## Data section:
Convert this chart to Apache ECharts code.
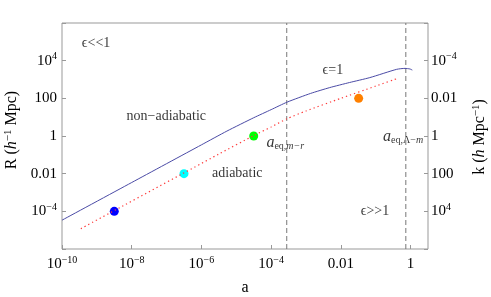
<!DOCTYPE html>
<html><head><meta charset="utf-8">
<script src="https://cdn.jsdelivr.net/npm/echarts@6/dist/echarts.min.js"></script>
<style>html,body{margin:0;padding:0;background:#fff}#c{width:491px;height:297px}</style>
</head><body><div id="c"></div>
<script>
// ---- data ----
const blueA = [1e-10, 1e-8, 1e-6, 5.37e-6, 3.16e-5, 1e-4, 2.88e-4, 1.35e-3, 4.79e-3, 0.0178, 0.0676, 0.398, 0.692, 0.955, 1.12];
const blueR = [3.39e-5, 3.39e-3, 0.339, 1.82, 9.33, 25.1, 63.1, 182, 372, 692, 1259, 3467, 3890, 3630, 3162];
const redA = [3.47e-10, 3.16e-6, 3.16e-5, 1e-4, 2.88e-4, 1e-3, 0.01, 0.1, 0.427];
const redR = [1.2e-5, 0.11, 1.05, 3.02, 8.32, 21.4, 100, 447, 1148];
const dotA = [3.16e-9, 3.16e-7, 3.16e-5, 0.0324];
const dotR = [1e-4, 0.01, 1, 100];
const dotColors = ['#0000ff', '#00ffff', '#00ff00', '#ff8000'];
const eqLines = [2.8e-4, 0.73];
const xRange = [1e-10, 3.16];
const yRange = [1e-6, 1e6];
const annText = ['ϵ<<1', 'non−adiabatic', 'adiabatic', 'ϵ=1', 'ϵ>>1', '{a|a}{s|eq,}{si|m−r}', '{a|a}{s|eq,Λ−}{si|m}'];
const annA = [9.5e-10, 9.8e-8, 1.07e-5, 5.9e-3, 0.095, 7.3e-5, 0.163];
const annR = [8.3e4, 10.7, 0.0102, 3162, 1.02e-4, 0.46, 0.955];
const annAlign = ['center', 'center', 'center', 'center', 'center', 'left', 'left'];

const SERIF = 'Liberation Serif, Times New Roman, serif';
function fmtLog(v, hideEdge) {
  const l = Math.log10(v);
  const e = Math.round(l);
  if (Math.abs(l - e) > 0.01) return '';
  if (hideEdge && Math.abs(e) >= 6) return '';
  if (e === 0) return '{b|1}';
  if (e === 2) return '{b|100}';
  if (e === -2) return '{b|0.01}';
  return '{b|10}{s|' + (e < 0 ? '−' : '') + Math.abs(e) + '}';
}
const tickRich = {
  b: {fontSize: 15, fontFamily: SERIF, color: '#000', lineHeight: 18},
  s: {fontSize: 10, fontFamily: SERIF, color: '#000', lineHeight: 10, verticalAlign: 'top'}
};
const tickStyle = {inside: true, length: 4, lineStyle: {color: '#999', width: 1}};

const chart = echarts.init(document.getElementById('c'), null, {renderer: 'canvas'});
const annData = annText.map((t, i) => ({
  value: [annA[i], annR[i]],
  label: {
    formatter: t,
    position: annAlign[i] === 'left' ? 'right' : 'inside',
    distance: 0
  }
}));
const vLines = eqLines.map(x => ({
  type: 'line', data: [[x, yRange[0]], [x, yRange[1]]], showSymbol: false, silent: true,
  lineStyle: {color: '#777', width: 1, type: [5, 3]}, z: 1
}));
chart.setOption({
  animation: false,
  backgroundColor: '#fff',
  grid: {left: 62, right: 63, top: 23, bottom: 48, show: true, borderColor: '#999', borderWidth: 1, containLabel: false},
  xAxis: {
    type: 'log', logBase: 10, min: xRange[0], max: xRange[1], interval: 2,
    axisLine: {show: false}, splitLine: {show: false}, axisTick: tickStyle,
    axisLabel: {formatter: v => fmtLog(v, false), rich: tickRich, margin: 6, showMaxLabel: false}
  },
  yAxis: [{
    type: 'log', logBase: 10, min: yRange[0], max: yRange[1], interval: 2,
    axisLine: {show: false}, splitLine: {show: false}, axisTick: tickStyle,
    axisLabel: {formatter: v => fmtLog(v, true), rich: tickRich, margin: 5}
  }, {
    type: 'log', logBase: 10, min: yRange[0], max: yRange[1], interval: 2, inverse: true, position: 'right',
    axisLine: {show: false}, splitLine: {show: false}, axisTick: tickStyle,
    axisLabel: {formatter: v => fmtLog(v, true), rich: tickRich, margin: 3}
  }],
  series: vLines.concat([{
    type: 'line', name: 'horizon', data: blueA.map((a, i) => [a, blueR[i]]),
    showSymbol: false, smooth: 0.2, silent: true,
    lineStyle: {color: '#4b4ba6', width: 1}
  }, {
    type: 'line', name: 'adiabatic', data: redA.map((a, i) => [a, redR[i]]),
    showSymbol: false, smooth: 0.2, silent: true,
    lineStyle: {color: '#ff3a3a', width: 1.2, type: [1.3, 3]}
  }, {
    type: 'scatter', data: dotA.map((a, i) => ({value: [a, dotR[i]], itemStyle: {color: dotColors[i], opacity: 1}})),
    symbolSize: 9, silent: true, itemStyle: {opacity: 1}
  }, {
    type: 'scatter', data: annData, symbolSize: 0, silent: true,
    label: {
      show: true, color: '#000', fontSize: 14, fontFamily: SERIF,
      rich: {
        a: {fontSize: 16, fontFamily: SERIF, fontStyle: 'italic', color: '#000', lineHeight: 18},
        s: {fontSize: 10, fontFamily: SERIF, color: '#000', lineHeight: 10, verticalAlign: 'bottom'},
        si: {fontSize: 10, fontFamily: SERIF, fontStyle: 'italic', color: '#000', lineHeight: 10, verticalAlign: 'bottom'}
      }
    }
  }]),
  graphic: [{
    type: 'text', x: 12, y: 130, rotation: Math.PI / 2,
    style: {
      text: '{n|R (}{i|h}{s|−1}{n| Mpc)}', align: 'center', verticalAlign: 'middle',
      rich: {
        n: {fontSize: 16, fontFamily: SERIF, color: '#000', lineHeight: 18},
        i: {fontSize: 16, fontFamily: SERIF, fontStyle: 'italic', color: '#000', lineHeight: 18},
        s: {fontSize: 11, fontFamily: SERIF, color: '#000', lineHeight: 10, verticalAlign: 'top'}
      }
    }
  }, {
    type: 'text', x: 480, y: 137, rotation: Math.PI / 2,
    style: {
      text: '{n|k (}{i|h}{n| Mpc}{s|−1}{n|)}', align: 'center', verticalAlign: 'middle',
      rich: {
        n: {fontSize: 16, fontFamily: SERIF, color: '#000', lineHeight: 18},
        i: {fontSize: 16, fontFamily: SERIF, fontStyle: 'italic', color: '#000', lineHeight: 18},
        s: {fontSize: 11, fontFamily: SERIF, color: '#000', lineHeight: 10, verticalAlign: 'top'}
      }
    }
  }, {
    type: 'text', x: 245, y: 288,
    style: {text: 'a', fontSize: 16, fontFamily: SERIF, fill: '#000', align: 'center', verticalAlign: 'middle'}
  }]
});
</script></body></html>
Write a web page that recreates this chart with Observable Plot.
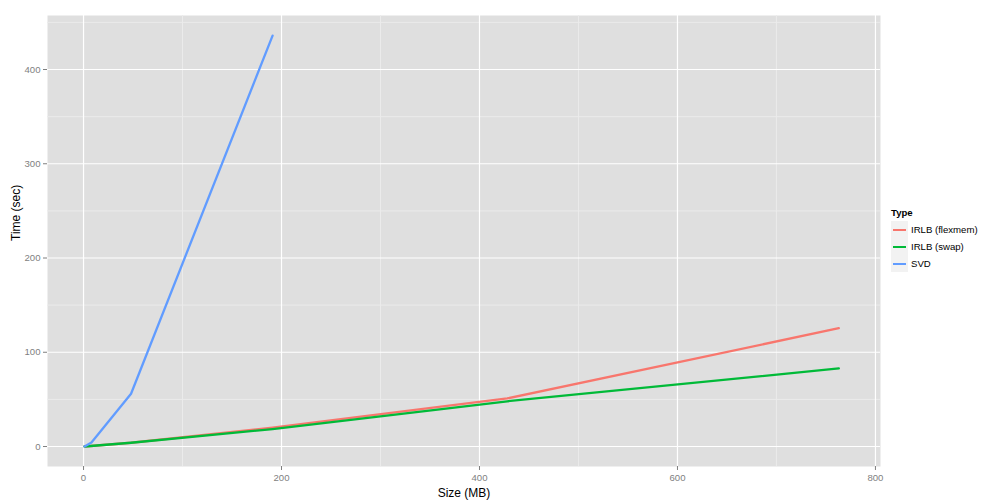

## Task description:
Leave out the pictures and copy the rest of the material above exactly.

## Answer:
Convert this chart to Apache ECharts code.
<!DOCTYPE html>
<html><head><meta charset="utf-8">
<script src="https://cdn.jsdelivr.net/npm/echarts@6/dist/echarts.min.js"></script>
<style>html,body{margin:0;padding:0;background:#fff}#c{width:491px;height:297px}</style>
</head><body><div id="c"></div>
<script>
// ---- data ----
const blueA = [1e-10, 1e-8, 1e-6, 5.37e-6, 3.16e-5, 1e-4, 2.88e-4, 1.35e-3, 4.79e-3, 0.0178, 0.0676, 0.398, 0.692, 0.955, 1.12];
const blueR = [3.39e-5, 3.39e-3, 0.339, 1.82, 9.33, 25.1, 63.1, 182, 372, 692, 1259, 3467, 3890, 3630, 3162];
const redA = [3.47e-10, 3.16e-6, 3.16e-5, 1e-4, 2.88e-4, 1e-3, 0.01, 0.1, 0.427];
const redR = [1.2e-5, 0.11, 1.05, 3.02, 8.32, 21.4, 100, 447, 1148];
const dotA = [3.16e-9, 3.16e-7, 3.16e-5, 0.0324];
const dotR = [1e-4, 0.01, 1, 100];
const dotColors = ['#0000ff', '#00ffff', '#00ff00', '#ff8000'];
const eqLines = [2.8e-4, 0.73];
const xRange = [1e-10, 3.16];
const yRange = [1e-6, 1e6];
const annText = ['ϵ<<1', 'non−adiabatic', 'adiabatic', 'ϵ=1', 'ϵ>>1', '{a|a}{s|eq,}{si|m−r}', '{a|a}{s|eq,Λ−}{si|m}'];
const annA = [9.5e-10, 9.8e-8, 1.07e-5, 5.9e-3, 0.095, 7.3e-5, 0.163];
const annR = [8.3e4, 10.7, 0.0102, 3162, 1.02e-4, 0.46, 0.955];
const annAlign = ['center', 'center', 'center', 'center', 'center', 'left', 'left'];

const SERIF = 'Liberation Serif, Times New Roman, serif';
function fmtLog(v, hideEdge) {
  const l = Math.log10(v);
  const e = Math.round(l);
  if (Math.abs(l - e) > 0.01) return '';
  if (hideEdge && Math.abs(e) >= 6) return '';
  if (e === 0) return '{b|1}';
  if (e === 2) return '{b|100}';
  if (e === -2) return '{b|0.01}';
  return '{b|10}{s|' + (e < 0 ? '−' : '') + Math.abs(e) + '}';
}
const tickRich = {
  b: {fontSize: 15, fontFamily: SERIF, color: '#000', lineHeight: 18},
  s: {fontSize: 10, fontFamily: SERIF, color: '#000', lineHeight: 10, verticalAlign: 'top'}
};
const tickStyle = {inside: true, length: 4, lineStyle: {color: '#999', width: 1}};

const chart = echarts.init(document.getElementById('c'), null, {renderer: 'canvas'});
const annData = annText.map((t, i) => ({
  value: [annA[i], annR[i]],
  label: {
    formatter: t,
    position: annAlign[i] === 'left' ? 'right' : 'inside',
    distance: 0
  }
}));
const vLines = eqLines.map(x => ({
  type: 'line', data: [[x, yRange[0]], [x, yRange[1]]], showSymbol: false, silent: true,
  lineStyle: {color: '#777', width: 1, type: [5, 3]}, z: 1
}));
chart.setOption({
  animation: false,
  backgroundColor: '#fff',
  grid: {left: 62, right: 63, top: 23, bottom: 48, show: true, borderColor: '#999', borderWidth: 1, containLabel: false},
  xAxis: {
    type: 'log', logBase: 10, min: xRange[0], max: xRange[1], interval: 2,
    axisLine: {show: false}, splitLine: {show: false}, axisTick: tickStyle,
    axisLabel: {formatter: v => fmtLog(v, false), rich: tickRich, margin: 6, showMaxLabel: false}
  },
  yAxis: [{
    type: 'log', logBase: 10, min: yRange[0], max: yRange[1], interval: 2,
    axisLine: {show: false}, splitLine: {show: false}, axisTick: tickStyle,
    axisLabel: {formatter: v => fmtLog(v, true), rich: tickRich, margin: 5}
  }, {
    type: 'log', logBase: 10, min: yRange[0], max: yRange[1], interval: 2, inverse: true, position: 'right',
    axisLine: {show: false}, splitLine: {show: false}, axisTick: tickStyle,
    axisLabel: {formatter: v => fmtLog(v, true), rich: tickRich, margin: 3}
  }],
  series: vLines.concat([{
    type: 'line', name: 'horizon', data: blueA.map((a, i) => [a, blueR[i]]),
    showSymbol: false, smooth: 0.2, silent: true,
    lineStyle: {color: '#4b4ba6', width: 1}
  }, {
    type: 'line', name: 'adiabatic', data: redA.map((a, i) => [a, redR[i]]),
    showSymbol: false, smooth: 0.2, silent: true,
    lineStyle: {color: '#ff3a3a', width: 1.2, type: [1.3, 3]}
  }, {
    type: 'scatter', data: dotA.map((a, i) => ({value: [a, dotR[i]], itemStyle: {color: dotColors[i], opacity: 1}})),
    symbolSize: 9, silent: true, itemStyle: {opacity: 1}
  }, {
    type: 'scatter', data: annData, symbolSize: 0, silent: true,
    label: {
      show: true, color: '#000', fontSize: 14, fontFamily: SERIF,
      rich: {
        a: {fontSize: 16, fontFamily: SERIF, fontStyle: 'italic', color: '#000', lineHeight: 18},
        s: {fontSize: 10, fontFamily: SERIF, color: '#000', lineHeight: 10, verticalAlign: 'bottom'},
        si: {fontSize: 10, fontFamily: SERIF, fontStyle: 'italic', color: '#000', lineHeight: 10, verticalAlign: 'bottom'}
      }
    }
  }]),
  graphic: [{
    type: 'text', x: 12, y: 130, rotation: Math.PI / 2,
    style: {
      text: '{n|R (}{i|h}{s|−1}{n| Mpc)}', align: 'center', verticalAlign: 'middle',
      rich: {
        n: {fontSize: 16, fontFamily: SERIF, color: '#000', lineHeight: 18},
        i: {fontSize: 16, fontFamily: SERIF, fontStyle: 'italic', color: '#000', lineHeight: 18},
        s: {fontSize: 11, fontFamily: SERIF, color: '#000', lineHeight: 10, verticalAlign: 'top'}
      }
    }
  }, {
    type: 'text', x: 480, y: 137, rotation: Math.PI / 2,
    style: {
      text: '{n|k (}{i|h}{n| Mpc}{s|−1}{n|)}', align: 'center', verticalAlign: 'middle',
      rich: {
        n: {fontSize: 16, fontFamily: SERIF, color: '#000', lineHeight: 18},
        i: {fontSize: 16, fontFamily: SERIF, fontStyle: 'italic', color: '#000', lineHeight: 18},
        s: {fontSize: 11, fontFamily: SERIF, color: '#000', lineHeight: 10, verticalAlign: 'top'}
      }
    }
  }, {
    type: 'text', x: 245, y: 288,
    style: {text: 'a', fontSize: 16, fontFamily: SERIF, fill: '#000', align: 'center', verticalAlign: 'middle'}
  }]
});
</script></body></html>
Write a web page that recreates this chart with Observable Plot.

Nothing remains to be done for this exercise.